By defining companies as joint employers, the NLRB threatens the ability of American businesses to grow and create jobs. By giving unions the ability to drag the parent corporation to the bargaining table, the NLRB’s decision will disrupt many kinds of longstanding, beneficial business arrangements—franchise businesses, temp and staffing agencies, and contractors—that employ millions of Americans. It hinders innovation, prohibits flexible work arrangements, and makes it much harder for entrepreneurs to start new businesses.
The real goal of the NLRB’s new joint-employer standard is to make organizing much easier for unions at the expense of workers’ freedom of association. Here’s how it works: The joint-employer ruling now allows unions to organize two employers as one, which means one business would be forced to live by another business’s collective bargaining agreement. For example, under the NLRB’s new standard, if two thirds of workers at Company A vote to unionize, that vote could become binding on employees of Company B, if it’s deemed to be a joint-employer of Company A’s workers. The votes of Company B’s workers don’t even count!
That in turn means that companies like BFI or others that utilize temporary staff or outsource certain functions are likely to bring many jobs back in-house, thereby scaling back the hiring of subcontractors and temporary staff. Yet, the temporary workforce has been a bright spot for U.S. job growth—reaching an all-time high of over 2 percent of the total private-sector workforce in 2014 and employing 3.15 million workers per week.
The NLRB’s joint-employer standard will introduce greater uncertainty into businesses’ labor relations by making the determination of whether an employee is jointly employed highly speculative and specific to every situation. The NLRB’s discretion is virtually limitless under its “totality of a putative employer’s influence” standard, which takes into account a business’ involvement in a wide array of criteria—including sales data, inventory and labor costs, projections of labor needs, employee work schedules, setting wages and wage reviews, the application and screening process, and even productivity.
Ultimately, the NLRB’s decision advances a few special interests while endangering 770,000 franchise businesses and countless firms that use outsourcing, which adds up to 8.5 million employees and temporary staff. American business relies on independent operators or franchisees. This system is threatened by making the larger firm liable for the employment practices of entities it may not be able to control. The result will be fewer new businesses being created.

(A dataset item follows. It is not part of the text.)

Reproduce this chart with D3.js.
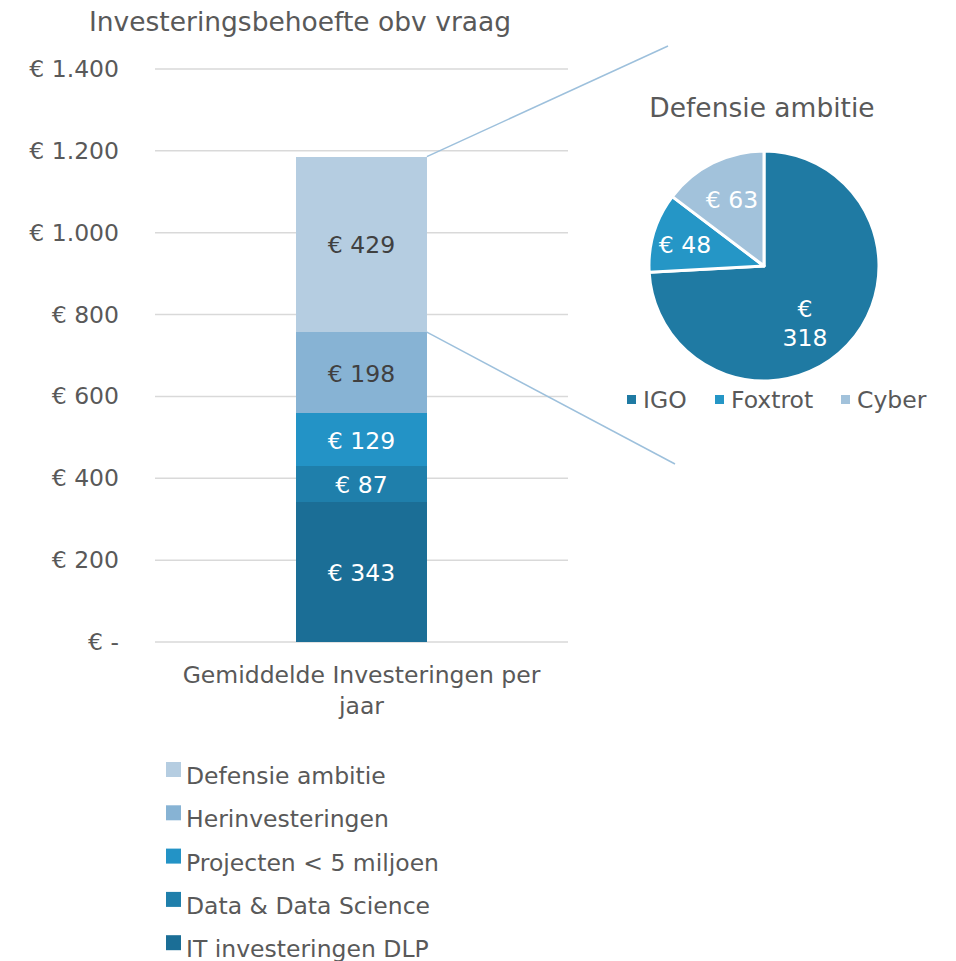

Under the Obama administration, the NLRB has rewarded labor unions for hefty political contributions to Democratic politicians by making it easier to bolster sagging membership and collect more union dues to prop up severely underfunded pensions.
Congress can minimize the Obama administration’s regulatory onslaught by withholding funding from the NLRB. Congress, having the sole power of the purse, should use that power to ensure the NLRB fulfills its proper role of protecting and advancing the opportunity of workers, not political paybacks.